» **Do this**
Transcribe the material in full. Nothing should differ except that the pictures are left out.

» **Data excerpt**
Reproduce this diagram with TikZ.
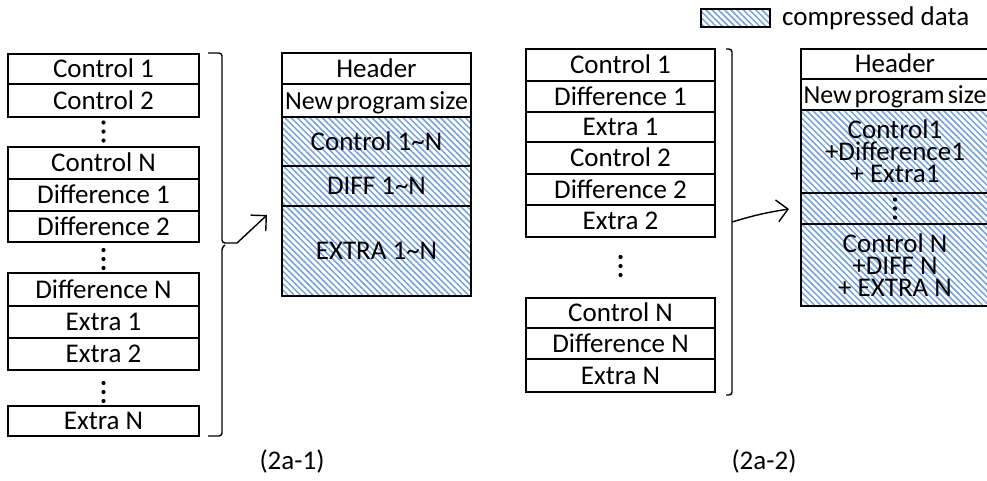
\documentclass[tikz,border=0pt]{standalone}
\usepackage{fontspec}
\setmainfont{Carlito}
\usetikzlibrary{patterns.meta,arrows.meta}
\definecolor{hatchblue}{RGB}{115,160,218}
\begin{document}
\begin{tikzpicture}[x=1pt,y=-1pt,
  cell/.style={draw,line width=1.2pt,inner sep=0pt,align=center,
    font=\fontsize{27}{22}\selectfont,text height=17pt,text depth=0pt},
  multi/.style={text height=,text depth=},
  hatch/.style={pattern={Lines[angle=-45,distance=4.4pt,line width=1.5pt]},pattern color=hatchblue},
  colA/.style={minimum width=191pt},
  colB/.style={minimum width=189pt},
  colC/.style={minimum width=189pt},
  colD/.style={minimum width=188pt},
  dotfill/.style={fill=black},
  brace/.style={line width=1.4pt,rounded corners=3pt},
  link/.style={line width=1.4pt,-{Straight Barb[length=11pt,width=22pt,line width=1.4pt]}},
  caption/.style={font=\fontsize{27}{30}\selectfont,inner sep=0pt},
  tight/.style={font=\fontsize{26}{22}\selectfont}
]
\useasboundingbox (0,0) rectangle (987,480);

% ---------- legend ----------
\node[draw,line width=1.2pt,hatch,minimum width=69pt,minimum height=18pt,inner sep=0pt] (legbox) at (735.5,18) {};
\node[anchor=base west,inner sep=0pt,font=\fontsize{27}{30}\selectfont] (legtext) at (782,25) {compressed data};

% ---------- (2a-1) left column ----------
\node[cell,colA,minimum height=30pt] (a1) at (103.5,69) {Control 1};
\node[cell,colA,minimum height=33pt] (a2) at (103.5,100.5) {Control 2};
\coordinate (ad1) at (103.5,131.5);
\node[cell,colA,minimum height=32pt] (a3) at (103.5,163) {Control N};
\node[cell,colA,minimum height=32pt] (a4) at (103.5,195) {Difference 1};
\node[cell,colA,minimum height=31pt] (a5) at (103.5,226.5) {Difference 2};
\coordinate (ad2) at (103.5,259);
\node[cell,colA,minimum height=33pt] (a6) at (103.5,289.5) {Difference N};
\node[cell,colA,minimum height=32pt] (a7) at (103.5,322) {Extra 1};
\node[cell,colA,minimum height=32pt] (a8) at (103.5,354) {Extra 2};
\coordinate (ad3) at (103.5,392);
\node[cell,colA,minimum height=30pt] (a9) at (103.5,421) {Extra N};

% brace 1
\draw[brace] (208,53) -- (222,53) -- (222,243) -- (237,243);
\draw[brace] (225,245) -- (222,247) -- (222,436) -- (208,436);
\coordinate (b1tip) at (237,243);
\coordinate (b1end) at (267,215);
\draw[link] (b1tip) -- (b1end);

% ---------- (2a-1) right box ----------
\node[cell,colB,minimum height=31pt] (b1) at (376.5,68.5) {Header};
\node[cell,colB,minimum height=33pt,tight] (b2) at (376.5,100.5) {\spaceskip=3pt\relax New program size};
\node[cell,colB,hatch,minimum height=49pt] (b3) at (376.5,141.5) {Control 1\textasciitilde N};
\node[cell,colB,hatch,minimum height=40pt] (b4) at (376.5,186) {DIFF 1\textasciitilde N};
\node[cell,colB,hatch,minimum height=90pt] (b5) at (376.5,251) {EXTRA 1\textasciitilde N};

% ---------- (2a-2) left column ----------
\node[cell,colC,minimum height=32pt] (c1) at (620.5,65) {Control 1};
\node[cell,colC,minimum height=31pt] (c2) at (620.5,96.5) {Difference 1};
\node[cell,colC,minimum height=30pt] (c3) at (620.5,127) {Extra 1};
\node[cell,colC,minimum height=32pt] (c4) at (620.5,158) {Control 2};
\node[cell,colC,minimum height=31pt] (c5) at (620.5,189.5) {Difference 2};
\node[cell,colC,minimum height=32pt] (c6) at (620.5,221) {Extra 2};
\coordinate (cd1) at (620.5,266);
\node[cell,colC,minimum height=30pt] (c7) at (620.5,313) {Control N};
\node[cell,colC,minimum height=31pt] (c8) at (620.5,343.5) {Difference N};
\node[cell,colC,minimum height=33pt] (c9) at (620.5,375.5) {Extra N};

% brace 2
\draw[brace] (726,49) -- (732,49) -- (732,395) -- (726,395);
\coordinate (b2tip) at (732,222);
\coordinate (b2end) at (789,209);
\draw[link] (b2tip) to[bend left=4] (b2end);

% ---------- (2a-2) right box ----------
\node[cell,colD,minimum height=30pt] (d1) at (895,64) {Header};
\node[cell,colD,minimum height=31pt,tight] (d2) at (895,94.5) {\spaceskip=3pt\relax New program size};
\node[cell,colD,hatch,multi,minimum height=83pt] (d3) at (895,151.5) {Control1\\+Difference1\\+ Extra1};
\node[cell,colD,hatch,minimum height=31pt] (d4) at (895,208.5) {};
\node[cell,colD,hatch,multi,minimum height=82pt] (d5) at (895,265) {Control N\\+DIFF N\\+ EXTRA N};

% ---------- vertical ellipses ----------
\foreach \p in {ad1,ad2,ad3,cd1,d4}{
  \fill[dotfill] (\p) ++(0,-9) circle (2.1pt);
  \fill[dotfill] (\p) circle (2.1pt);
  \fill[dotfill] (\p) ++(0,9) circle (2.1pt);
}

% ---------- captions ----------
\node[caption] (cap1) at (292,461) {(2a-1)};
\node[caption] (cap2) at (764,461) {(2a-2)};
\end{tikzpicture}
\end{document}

» **Result for this exercise**
Reproduce this diagram with TikZ.
\documentclass[tikz,border=0pt]{standalone}
\usepackage{fontspec}
\setmainfont{Carlito}
\usetikzlibrary{patterns.meta,arrows.meta}
\definecolor{hatchblue}{RGB}{115,160,218}
\begin{document}
\begin{tikzpicture}[x=1pt,y=-1pt,
  cell/.style={draw,line width=1.2pt,inner sep=0pt,align=center,
    font=\fontsize{27}{22}\selectfont,text height=17pt,text depth=0pt},
  multi/.style={text height=,text depth=},
  hatch/.style={pattern={Lines[angle=-45,distance=4.4pt,line width=1.5pt]},pattern color=hatchblue},
  colA/.style={minimum width=191pt},
  colB/.style={minimum width=189pt},
  colC/.style={minimum width=189pt},
  colD/.style={minimum width=188pt},
  dotfill/.style={fill=black},
  brace/.style={line width=1.4pt,rounded corners=3pt},
  link/.style={line width=1.4pt,-{Straight Barb[length=11pt,width=22pt,line width=1.4pt]}},
  caption/.style={font=\fontsize{27}{30}\selectfont,inner sep=0pt},
  tight/.style={font=\fontsize{26}{22}\selectfont}
]
\useasboundingbox (0,0) rectangle (987,480);

% ---------- legend ----------
\node[draw,line width=1.2pt,hatch,minimum width=69pt,minimum height=18pt,inner sep=0pt] (legbox) at (735.5,18) {};
\node[anchor=base west,inner sep=0pt,font=\fontsize{27}{30}\selectfont] (legtext) at (782,25) {compressed data};

% ---------- (2a-1) left column ----------
\node[cell,colA,minimum height=30pt] (a1) at (103.5,69) {Control 1};
\node[cell,colA,minimum height=33pt] (a2) at (103.5,100.5) {Control 2};
\coordinate (ad1) at (103.5,131.5);
\node[cell,colA,minimum height=32pt] (a3) at (103.5,163) {Control N};
\node[cell,colA,minimum height=32pt] (a4) at (103.5,195) {Difference 1};
\node[cell,colA,minimum height=31pt] (a5) at (103.5,226.5) {Difference 2};
\coordinate (ad2) at (103.5,259);
\node[cell,colA,minimum height=33pt] (a6) at (103.5,289.5) {Difference N};
\node[cell,colA,minimum height=32pt] (a7) at (103.5,322) {Extra 1};
\node[cell,colA,minimum height=32pt] (a8) at (103.5,354) {Extra 2};
\coordinate (ad3) at (103.5,392);
\node[cell,colA,minimum height=30pt] (a9) at (103.5,421) {Extra N};

% brace 1
\draw[brace] (208,53) -- (222,53) -- (222,243) -- (237,243);
\draw[brace] (225,245) -- (222,247) -- (222,436) -- (208,436);
\coordinate (b1tip) at (237,243);
\coordinate (b1end) at (267,215);
\draw[link] (b1tip) -- (b1end);

% ---------- (2a-1) right box ----------
\node[cell,colB,minimum height=31pt] (b1) at (376.5,68.5) {Header};
\node[cell,colB,minimum height=33pt,tight] (b2) at (376.5,100.5) {\spaceskip=3pt\relax New program size};
\node[cell,colB,hatch,minimum height=49pt] (b3) at (376.5,141.5) {Control 1\textasciitilde N};
\node[cell,colB,hatch,minimum height=40pt] (b4) at (376.5,186) {DIFF 1\textasciitilde N};
\node[cell,colB,hatch,minimum height=90pt] (b5) at (376.5,251) {EXTRA 1\textasciitilde N};

% ---------- (2a-2) left column ----------
\node[cell,colC,minimum height=32pt] (c1) at (620.5,65) {Control 1};
\node[cell,colC,minimum height=31pt] (c2) at (620.5,96.5) {Difference 1};
\node[cell,colC,minimum height=30pt] (c3) at (620.5,127) {Extra 1};
\node[cell,colC,minimum height=32pt] (c4) at (620.5,158) {Control 2};
\node[cell,colC,minimum height=31pt] (c5) at (620.5,189.5) {Difference 2};
\node[cell,colC,minimum height=32pt] (c6) at (620.5,221) {Extra 2};
\coordinate (cd1) at (620.5,266);
\node[cell,colC,minimum height=30pt] (c7) at (620.5,313) {Control N};
\node[cell,colC,minimum height=31pt] (c8) at (620.5,343.5) {Difference N};
\node[cell,colC,minimum height=33pt] (c9) at (620.5,375.5) {Extra N};

% brace 2
\draw[brace] (726,49) -- (732,49) -- (732,395) -- (726,395);
\coordinate (b2tip) at (732,222);
\coordinate (b2end) at (789,209);
\draw[link] (b2tip) to[bend left=4] (b2end);

% ---------- (2a-2) right box ----------
\node[cell,colD,minimum height=30pt] (d1) at (895,64) {Header};
\node[cell,colD,minimum height=31pt,tight] (d2) at (895,94.5) {\spaceskip=3pt\relax New program size};
\node[cell,colD,hatch,multi,minimum height=83pt] (d3) at (895,151.5) {Control1\\+Difference1\\+ Extra1};
\node[cell,colD,hatch,minimum height=31pt] (d4) at (895,208.5) {};
\node[cell,colD,hatch,multi,minimum height=82pt] (d5) at (895,265) {Control N\\+DIFF N\\+ EXTRA N};

% ---------- vertical ellipses ----------
\foreach \p in {ad1,ad2,ad3,cd1,d4}{
  \fill[dotfill] (\p) ++(0,-9) circle (2.1pt);
  \fill[dotfill] (\p) circle (2.1pt);
  \fill[dotfill] (\p) ++(0,9) circle (2.1pt);
}

% ---------- captions ----------
\node[caption] (cap1) at (292,461) {(2a-1)};
\node[caption] (cap2) at (764,461) {(2a-2)};
\end{tikzpicture}
\end{document}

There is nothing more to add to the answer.